The effectiveness of Empson's work for the BBC provoked the Nazi
propagandist Hans Fritzsche to call him a 'curly-headed Jew' -- a
charge which gave him enormous satisfaction. In 1947 he returned to
China, where he was caught up in the Communist siege of the Peking and
witnessed Mao Tse-tung's triumphant entry. 'I was there for the
honeymoon between the universities and the communists; we were being
kept up to the mark rather firmly.' He saw 'the dragooning of
independent thought and the hysteria of the confession meetings'. In
the late 1940s he also taught in the USA, where he relished the irony
of his situation. 'My position here really seems to me very dramatic;
there can be few other people in the world who are receiving pay
simultaneously and without secrecy from the Chinese Communists, the
British Socialists, and the capitalist Rockefeller machine.' From 1953
to 1971 he held the Chair of English Literature at Sheffield, where he
engaged more vigorously than ever before in public controversy, being
driven by a desire to correct the wrong-headed orthodoxies of modern
literary criticism -- most notably 'neo-Christianity'. He acquired
massive publicity for his views on the wickedness of Christianity when
he published Milton's God in 1961: 'The poem is wonderful because it
is an awful warning.

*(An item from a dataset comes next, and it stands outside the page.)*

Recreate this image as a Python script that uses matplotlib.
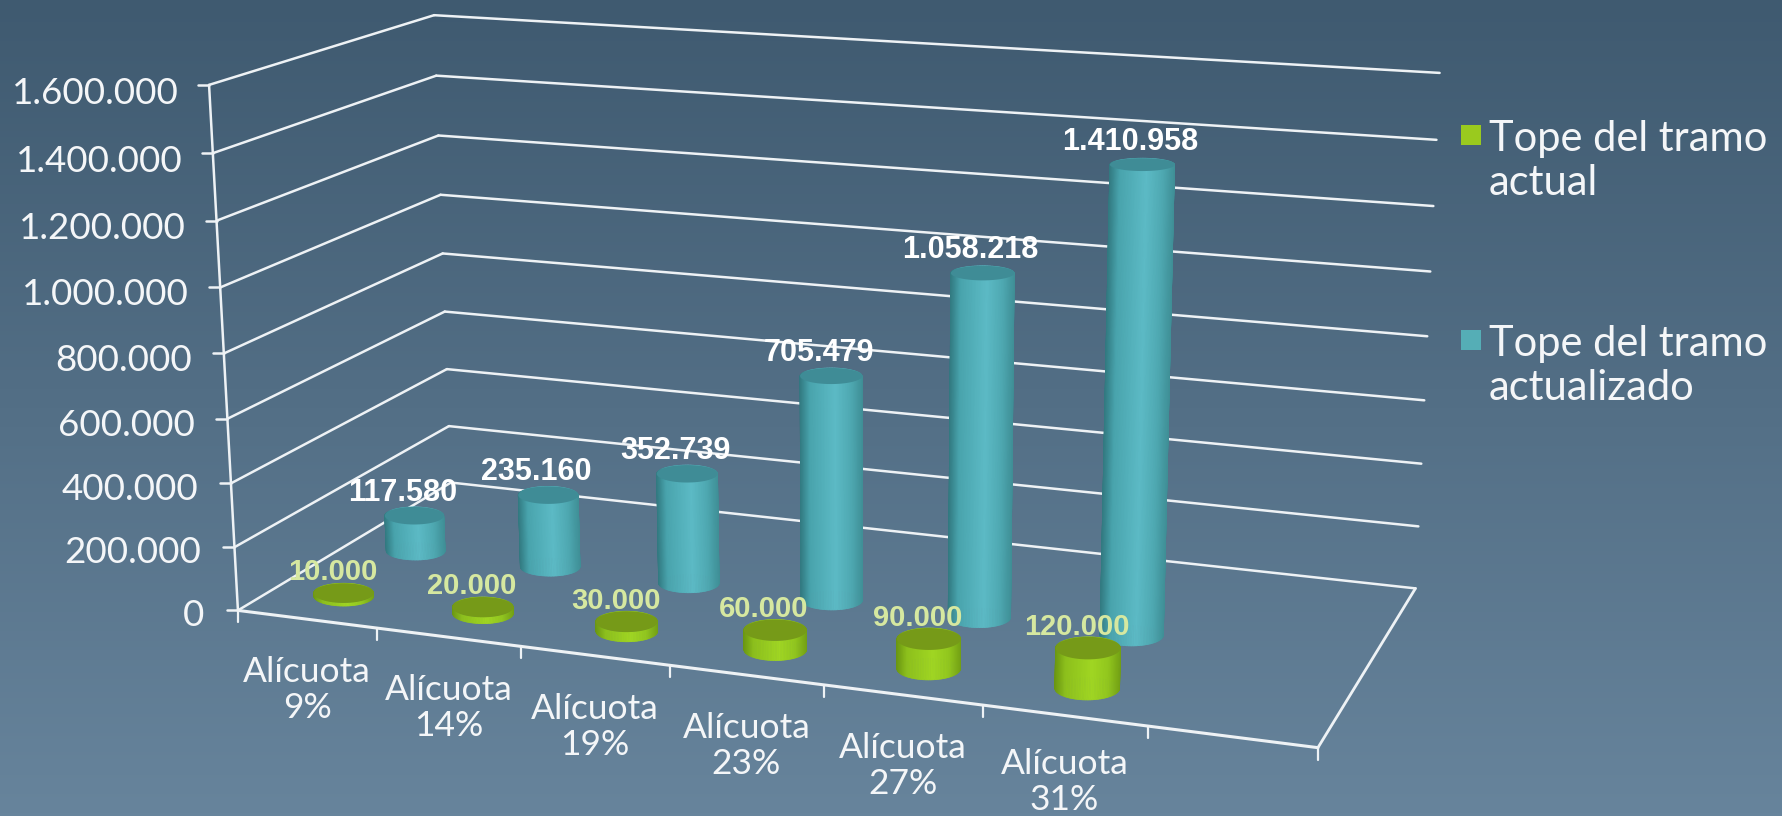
import numpy as np
import matplotlib
matplotlib.use("Agg")
import matplotlib.pyplot as plt
from matplotlib.collections import PolyCollection
from matplotlib.patches import Rectangle, Polygon

W, H = 1782, 816

# data
categorias = ["Alícuota\n9%", "Alícuota\n14%", "Alícuota\n19%", "Alícuota\n23%", "Alícuota\n27%", "Alícuota\n31%"]
tope_actual = [10000, 20000, 30000, 60000, 90000, 120000]
tope_actualizado = [117580, 235160, 352739, 705479, 1058218, 1410958]
ticks_y = [0, 200000, 400000, 600000, 800000, 1000000, 1200000, 1400000, 1600000]
leyenda = ["Tope del tramo\nactual", "Tope del tramo\nactualizado"]

VMAX = 1600000
N_CAT = 7  # the plot has one empty slot at the right

# pixel position of the box corners, (u, v, w) -> (x, y)
esquinas = [
    ((0, 0, 0), (236, 610)),
    ((1, 0, 0), (1318, 748)),
    ((0, 1, 0), (453, 483)),
    ((1, 1, 0), (1415, 588)),
    ((0, 0, 1), (211, 85)),
    ((0, 1, 1), (432, 15)),
    ((1, 1, 1), (1440, 73)),
]


def ajustar_camara(pts):
    A, b = [], []
    for (u, v, w), (x, y) in pts:
        A.append([u, v, w, 1, 0, 0, 0, 0, -x * u, -x * v, -x * w])
        A.append([0, 0, 0, 0, u, v, w, 1, -y * u, -y * v, -y * w])
        b += [x, y]
    p = np.linalg.lstsq(np.array(A, float), np.array(b, float), rcond=None)[0]
    return np.append(p, 1).reshape(3, 4)


CAM = ajustar_camara(esquinas)


def proy(u, v, valor):
    u, v, valor = np.broadcast_arrays(u, v, valor)
    q = np.stack([u, v, valor / VMAX, np.ones_like(u, dtype=float)])
    r = CAM @ q
    return r[0] / r[2], r[1] / r[2]


fig = plt.figure(figsize=(W / 100, H / 100), dpi=100)
ax = fig.add_axes([0, 0, 1, 1])
ax.set_xlim(0, W)
ax.set_ylim(H, 0)
ax.axis("off")

# background
arriba = np.array([63, 90, 112]) / 255
abajo = np.array([103, 132, 156]) / 255
t = np.linspace(0, 1, 256)[:, None, None]
ax.imshow(arriba + (abajo - arriba) * t, extent=[0, W, H, 0], aspect="auto", zorder=0)

LINEA = "#eef2f5"
FUENTE = ["Lato", "DejaVu Sans"]


def linea(p1, p2, lw=1.8):
    ax.plot([p1[0], p2[0]], [p1[1], p2[1]], color=LINEA, lw=lw, zorder=1, solid_capstyle="round")


# walls and grid
for val in ticks_y:
    fl, bl, br = proy(0, 0, val), proy(0, 1, val), proy(1, 1, val)
    linea(fl, bl)
    linea(bl, br)
    linea((fl[0] - 11, fl[1]), fl)
    frac = val / VMAX
    ax.text(fl[0] - 34 + 4 * frac, fl[1] + 5 + 4 * frac, f"{val:,}".replace(",", "."), color="#f4f6f8", fontsize=26.5,
            family=FUENTE, ha="right", va="center", zorder=6)
linea(proy(0, 0, 0), proy(0, 0, VMAX))

# floor
linea(proy(0, 0, 0), proy(1, 0, 0), lw=2.2)
linea(proy(1, 0, 0), proy(1, 1, 0), lw=2.0)
for i in range(N_CAT + 1):
    x, y = proy(i / N_CAT, 0, 0)
    linea((x, y), (x, y + 12), lw=1.6)

for i, cat in enumerate(categorias):
    x, y = proy((i + 0.5) / N_CAT, 0, 0)
    # the last label sits right on the bottom edge, keep it inside
    ax.text(x, min(y + 71, H - 34), cat, color="#f4f6f8", fontsize=25.5, family=FUENTE,
            ha="center", va="center", linespacing=1.15, zorder=6)

# cylinders
R_U = 0.029
R_V = 0.07
ANG = np.linspace(0, 2 * np.pi, 121)

TEAL = dict(pos=[0, 0.15, 0.55, 0.8, 1], col=["#327a81", "#49a4ad", "#5cbac5", "#4fa9b2", "#3f8f96"], tapa="#3f8c96")
VERDE = dict(pos=[0, 0.15, 0.55, 0.8, 1], col=["#6b9712", "#8dc01c", "#a0d622", "#92c71e", "#729f14"], tapa="#769a18")


def hex_rgb(c):
    return np.array(matplotlib.colors.to_rgb(c))


def sombra(t, estilo):
    cols = np.array([hex_rgb(c) for c in estilo["col"]])
    return [np.interp(t, estilo["pos"], cols[:, k]) for k in range(3)]


def elipse(u0, v0, valor):
    # flat ellipse on the screen, sized from the projected radii
    cx, cy = proy(u0, v0, valor)
    xa = proy(u0 - R_U, v0, valor)[0]
    xb = proy(u0 + R_U, v0, valor)[0]
    ya = proy(u0, v0 - R_V, valor)[1]
    yb = proy(u0, v0 + R_V, valor)[1]
    rx = 16 + 0.5 * (xb - xa) / 2  # the width barely changes from left to right
    return cx + rx * np.cos(ANG), cy - abs(ya - yb) / 2 * np.sin(ANG), cx, cy


def cilindro(i, v0, valor, estilo, z):
    u0 = (i + 0.5) / N_CAT
    xb, yb, _, _ = elipse(u0, v0, 0)
    xt, yt, cx, cy = elipse(u0, v0, valor)
    quads, colores = [], []
    orden = sorted(range(len(ANG) - 1), key=lambda k: -np.sin(ANG[k]))
    for k in orden:
        quads.append([(xb[k], yb[k]), (xb[k + 1], yb[k + 1]), (xt[k + 1], yt[k + 1]), (xt[k], yt[k])])
        colores.append(sombra((np.cos(ANG[k]) + 1) / 2, estilo))
    ax.add_collection(PolyCollection(quads, facecolors=colores, edgecolors=colores, linewidths=0.5, zorder=z))
    ax.add_patch(Polygon(np.c_[xt, yt], closed=True, facecolor=estilo["tapa"], edgecolor="none", zorder=z + 0.1))
    return cx, cy


V_VERDE = 0.16
V_TEAL = 0.495

for i, val in enumerate(tope_actualizado):
    x, y = cilindro(i, V_TEAL, val, TEAL, 2 + i * 0.2)
    ax.text(x - 12, y - 23, f"{val:,}".replace(",", "."), color="white", fontsize=22, weight="bold",
            family=["Liberation Sans", "DejaVu Sans"], ha="center", va="center", zorder=7)

for i, val in enumerate(tope_actual):
    x, y = cilindro(i, V_VERDE, val, VERDE, 4 + i * 0.2)
    ax.text(x - 11, y - 21, f"{val:,}".replace(",", "."), color="#d6e8a0", fontsize=21, weight="bold",
            family=["Liberation Sans", "DejaVu Sans"], ha="center", va="center", zorder=7)

# legend
for texto, y0, col in zip(leyenda, [125, 330], ["#9aca1e", "#55aeb6"]):
    ax.add_patch(Rectangle((1461, y0), 20, 20, facecolor=col, edgecolor="none", zorder=6))
    ax.text(1489, y0 + 36, texto, color="#f4f6f8", fontsize=30, family=FUENTE,
            ha="left", va="center", linespacing=1.2, zorder=6)

fig.savefig("out.png", dpi=100)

The effort of reconsidering Milton's God, who
makes the poem so good just because he is so sickeningly bad, is a
basic one for the European mind.' Haffenden presents a full account of
the work on Milton, along with analyses of Empson's many other
writings on subjects including Marlowe, Donne, Marvell, and Coleridge,
and The Structure of Complex Words (1951). In a full and candid study
of the public and private Empson, John Haffenden enables the reader to
understand one of the most gifted, eccentric, witty, and controversial
figures of our age -- a giant of modern literature and criticism.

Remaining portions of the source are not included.